In 2007, the senior Humanities teacher Aaron Schildkrout, expanded Senior Talks into a Socratic Apologia, or defense of one's life, and he extended curricula to scaffold that study. "Know Thyself," the words inscribed over the temple at Delphi, became an invitation and inspiration to seniors as they accepted the authentic challenge of figuring out who they are, what matters most to them, and what lessons have been most important to them during high school. Subsequent teacher Kim Parker and now David Liebowitz have each strengthened that curriculum, so this year's Senior Talks are consistently the best we have had. The gathering of the entire school community to listen to a senior stand up and speak his or her truth has become a much anticipated and respected hallowed time and space. Senior Talks are now in our culture.
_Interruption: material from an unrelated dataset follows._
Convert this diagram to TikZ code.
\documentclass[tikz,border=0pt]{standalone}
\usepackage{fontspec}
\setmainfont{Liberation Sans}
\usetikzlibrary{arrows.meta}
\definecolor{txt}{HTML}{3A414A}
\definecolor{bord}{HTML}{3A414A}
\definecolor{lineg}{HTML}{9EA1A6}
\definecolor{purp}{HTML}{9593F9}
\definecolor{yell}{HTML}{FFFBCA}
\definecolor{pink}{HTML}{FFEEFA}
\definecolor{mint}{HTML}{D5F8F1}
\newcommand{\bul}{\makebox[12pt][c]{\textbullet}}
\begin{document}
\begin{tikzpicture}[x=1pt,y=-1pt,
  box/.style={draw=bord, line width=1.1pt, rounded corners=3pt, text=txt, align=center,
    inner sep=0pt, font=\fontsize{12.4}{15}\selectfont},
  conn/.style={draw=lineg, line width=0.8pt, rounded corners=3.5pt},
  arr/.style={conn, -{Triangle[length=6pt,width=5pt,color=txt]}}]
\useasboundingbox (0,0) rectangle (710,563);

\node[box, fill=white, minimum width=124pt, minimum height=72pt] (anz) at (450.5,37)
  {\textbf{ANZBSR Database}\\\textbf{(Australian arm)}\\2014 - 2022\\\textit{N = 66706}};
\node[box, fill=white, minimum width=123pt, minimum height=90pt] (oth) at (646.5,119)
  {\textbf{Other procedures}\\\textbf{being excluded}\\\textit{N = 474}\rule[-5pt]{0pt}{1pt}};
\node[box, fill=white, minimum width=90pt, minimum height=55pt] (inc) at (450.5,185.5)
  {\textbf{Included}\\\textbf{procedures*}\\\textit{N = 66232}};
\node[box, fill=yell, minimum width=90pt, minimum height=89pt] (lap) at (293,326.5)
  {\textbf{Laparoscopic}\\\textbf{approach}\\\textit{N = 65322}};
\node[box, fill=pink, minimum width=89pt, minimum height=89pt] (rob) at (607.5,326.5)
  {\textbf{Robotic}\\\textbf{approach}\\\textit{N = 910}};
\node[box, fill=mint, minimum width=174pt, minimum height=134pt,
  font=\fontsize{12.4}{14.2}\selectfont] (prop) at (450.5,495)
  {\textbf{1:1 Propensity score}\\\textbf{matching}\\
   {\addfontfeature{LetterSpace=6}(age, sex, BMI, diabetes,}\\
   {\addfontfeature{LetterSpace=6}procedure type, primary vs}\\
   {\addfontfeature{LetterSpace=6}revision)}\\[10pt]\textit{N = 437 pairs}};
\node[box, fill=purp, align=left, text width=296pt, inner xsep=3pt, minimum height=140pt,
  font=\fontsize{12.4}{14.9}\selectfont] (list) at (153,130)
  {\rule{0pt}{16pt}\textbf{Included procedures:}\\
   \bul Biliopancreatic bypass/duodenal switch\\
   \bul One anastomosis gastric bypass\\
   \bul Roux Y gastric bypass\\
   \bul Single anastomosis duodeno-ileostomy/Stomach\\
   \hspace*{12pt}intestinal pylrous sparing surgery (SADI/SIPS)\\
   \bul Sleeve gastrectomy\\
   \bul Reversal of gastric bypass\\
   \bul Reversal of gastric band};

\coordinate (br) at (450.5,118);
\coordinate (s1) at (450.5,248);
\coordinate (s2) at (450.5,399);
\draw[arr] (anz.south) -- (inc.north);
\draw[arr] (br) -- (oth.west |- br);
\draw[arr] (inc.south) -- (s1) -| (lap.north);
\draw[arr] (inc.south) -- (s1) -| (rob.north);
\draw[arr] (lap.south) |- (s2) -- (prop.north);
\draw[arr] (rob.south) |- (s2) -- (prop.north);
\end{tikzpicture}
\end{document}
This week, on the one hand, we had sophomores taking MCAS exams in mathematics. On the other hand, a senior delivered her Apologia to the entire school. She acknowledged that she had been thinking about what she was going to say since hearing her first senior talk when she was in the ninth grade.

An honor roll student, she eloquently spoke about how she had learned her most important life lessons of empowerment and confidence on the basketball court as a varsity player and team captain. Not one student fidgeted during this talk because she spoke with a commanding intellect and open heart about her own life struggles and lessons she garnered from her experiences. It was a talk about how she had transformed pain into effectiveness in the world. It was a talk that revealed how much she had grown to trust that her personal growth -- as all growth is -- would be respected and appreciated by her school community. She was well prepared for this graduation requirement: a test that was a measure of her as a person, encountering and engaging in the challenges of life. She -- and we -- will long remember.

An open response question on the mathematics section of the MCAS has to be answered. It counts. "What makes your life meaningful?" is a different kind of high stakes question. Let's make it count, too.